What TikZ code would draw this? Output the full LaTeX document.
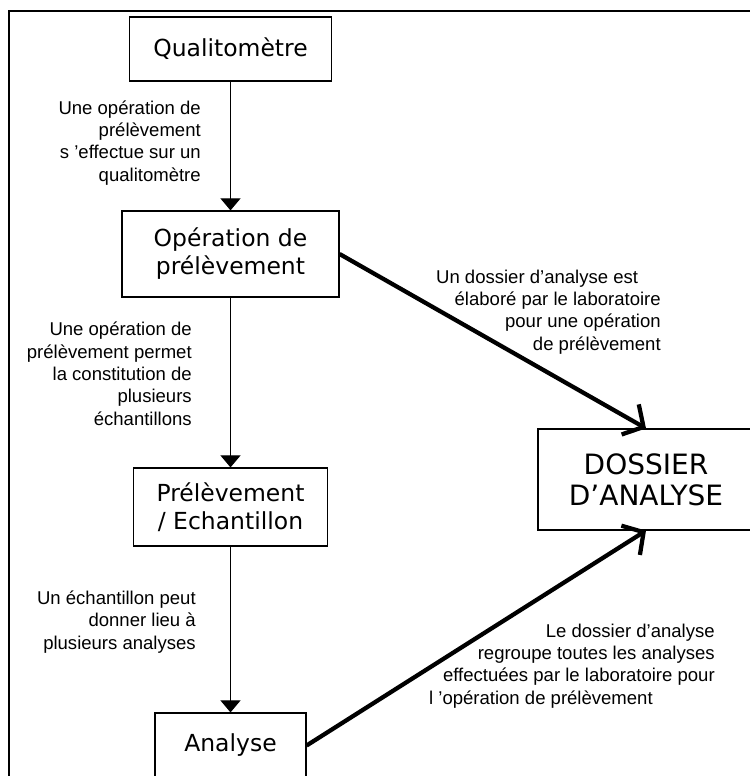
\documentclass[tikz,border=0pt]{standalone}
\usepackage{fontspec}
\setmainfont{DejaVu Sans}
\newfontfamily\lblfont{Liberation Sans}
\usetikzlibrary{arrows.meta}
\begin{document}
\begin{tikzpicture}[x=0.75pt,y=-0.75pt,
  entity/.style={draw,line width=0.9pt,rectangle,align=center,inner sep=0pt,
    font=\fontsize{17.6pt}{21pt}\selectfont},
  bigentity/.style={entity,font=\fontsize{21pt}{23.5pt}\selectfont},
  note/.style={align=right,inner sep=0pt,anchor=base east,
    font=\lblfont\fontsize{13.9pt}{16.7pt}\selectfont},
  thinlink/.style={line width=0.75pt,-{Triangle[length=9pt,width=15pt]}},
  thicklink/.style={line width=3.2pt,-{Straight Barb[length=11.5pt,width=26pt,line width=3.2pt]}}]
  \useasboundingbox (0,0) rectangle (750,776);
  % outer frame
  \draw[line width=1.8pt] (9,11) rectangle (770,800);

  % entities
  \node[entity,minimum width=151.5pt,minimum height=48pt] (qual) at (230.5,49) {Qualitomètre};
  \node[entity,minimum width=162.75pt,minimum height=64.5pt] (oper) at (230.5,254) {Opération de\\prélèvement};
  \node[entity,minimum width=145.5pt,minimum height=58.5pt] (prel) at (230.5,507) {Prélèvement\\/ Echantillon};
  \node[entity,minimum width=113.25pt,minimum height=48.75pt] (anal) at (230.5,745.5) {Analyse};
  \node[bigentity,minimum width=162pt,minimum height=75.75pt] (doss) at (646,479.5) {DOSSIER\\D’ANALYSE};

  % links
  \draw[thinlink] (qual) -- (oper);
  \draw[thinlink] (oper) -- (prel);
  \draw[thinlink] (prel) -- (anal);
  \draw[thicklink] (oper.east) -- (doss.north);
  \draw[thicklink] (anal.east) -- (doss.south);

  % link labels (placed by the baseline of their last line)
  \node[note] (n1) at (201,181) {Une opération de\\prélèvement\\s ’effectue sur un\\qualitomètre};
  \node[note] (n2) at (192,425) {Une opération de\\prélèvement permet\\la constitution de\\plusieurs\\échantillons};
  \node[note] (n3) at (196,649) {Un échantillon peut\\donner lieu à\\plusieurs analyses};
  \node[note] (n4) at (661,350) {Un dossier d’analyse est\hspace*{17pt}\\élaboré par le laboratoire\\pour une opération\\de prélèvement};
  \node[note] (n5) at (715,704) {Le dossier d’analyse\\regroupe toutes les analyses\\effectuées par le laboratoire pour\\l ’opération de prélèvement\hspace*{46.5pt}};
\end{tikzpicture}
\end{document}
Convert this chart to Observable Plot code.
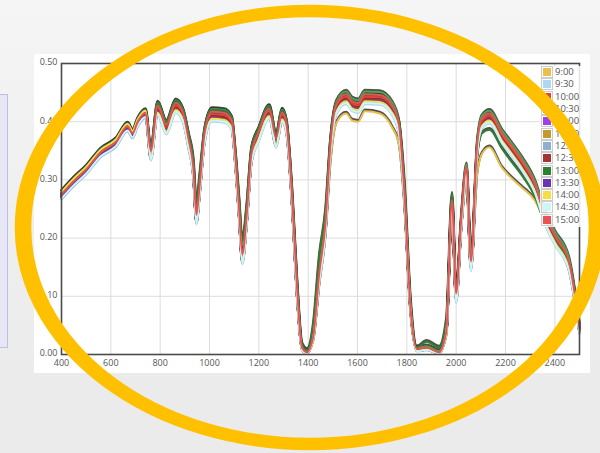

* * * * * * * * *

Drop the images and quote the entries word for word.

What TikZ code would draw this? Output the full LaTeX document.
\documentclass[tikz,border=0pt]{standalone}
\usepackage{fontspec}
\setmainfont{DejaVu Sans}
\newfontfamily\lblfont{Liberation Sans}
\usetikzlibrary{arrows.meta}
\begin{document}
\begin{tikzpicture}[x=0.75pt,y=-0.75pt,
  entity/.style={draw,line width=0.9pt,rectangle,align=center,inner sep=0pt,
    font=\fontsize{17.6pt}{21pt}\selectfont},
  bigentity/.style={entity,font=\fontsize{21pt}{23.5pt}\selectfont},
  note/.style={align=right,inner sep=0pt,anchor=base east,
    font=\lblfont\fontsize{13.9pt}{16.7pt}\selectfont},
  thinlink/.style={line width=0.75pt,-{Triangle[length=9pt,width=15pt]}},
  thicklink/.style={line width=3.2pt,-{Straight Barb[length=11.5pt,width=26pt,line width=3.2pt]}}]
  \useasboundingbox (0,0) rectangle (750,776);
  % outer frame
  \draw[line width=1.8pt] (9,11) rectangle (770,800);

  % entities
  \node[entity,minimum width=151.5pt,minimum height=48pt] (qual) at (230.5,49) {Qualitomètre};
  \node[entity,minimum width=162.75pt,minimum height=64.5pt] (oper) at (230.5,254) {Opération de\\prélèvement};
  \node[entity,minimum width=145.5pt,minimum height=58.5pt] (prel) at (230.5,507) {Prélèvement\\/ Echantillon};
  \node[entity,minimum width=113.25pt,minimum height=48.75pt] (anal) at (230.5,745.5) {Analyse};
  \node[bigentity,minimum width=162pt,minimum height=75.75pt] (doss) at (646,479.5) {DOSSIER\\D’ANALYSE};

  % links
  \draw[thinlink] (qual) -- (oper);
  \draw[thinlink] (oper) -- (prel);
  \draw[thinlink] (prel) -- (anal);
  \draw[thicklink] (oper.east) -- (doss.north);
  \draw[thicklink] (anal.east) -- (doss.south);

  % link labels (placed by the baseline of their last line)
  \node[note] (n1) at (201,181) {Une opération de\\prélèvement\\s ’effectue sur un\\qualitomètre};
  \node[note] (n2) at (192,425) {Une opération de\\prélèvement permet\\la constitution de\\plusieurs\\échantillons};
  \node[note] (n3) at (196,649) {Un échantillon peut\\donner lieu à\\plusieurs analyses};
  \node[note] (n4) at (661,350) {Un dossier d’analyse est\hspace*{17pt}\\élaboré par le laboratoire\\pour une opération\\de prélèvement};
  \node[note] (n5) at (715,704) {Le dossier d’analyse\\regroupe toutes les analyses\\effectuées par le laboratoire pour\\l ’opération de prélèvement\hspace*{46.5pt}};
\end{tikzpicture}
\end{document}
Convert this chart to Observable Plot code.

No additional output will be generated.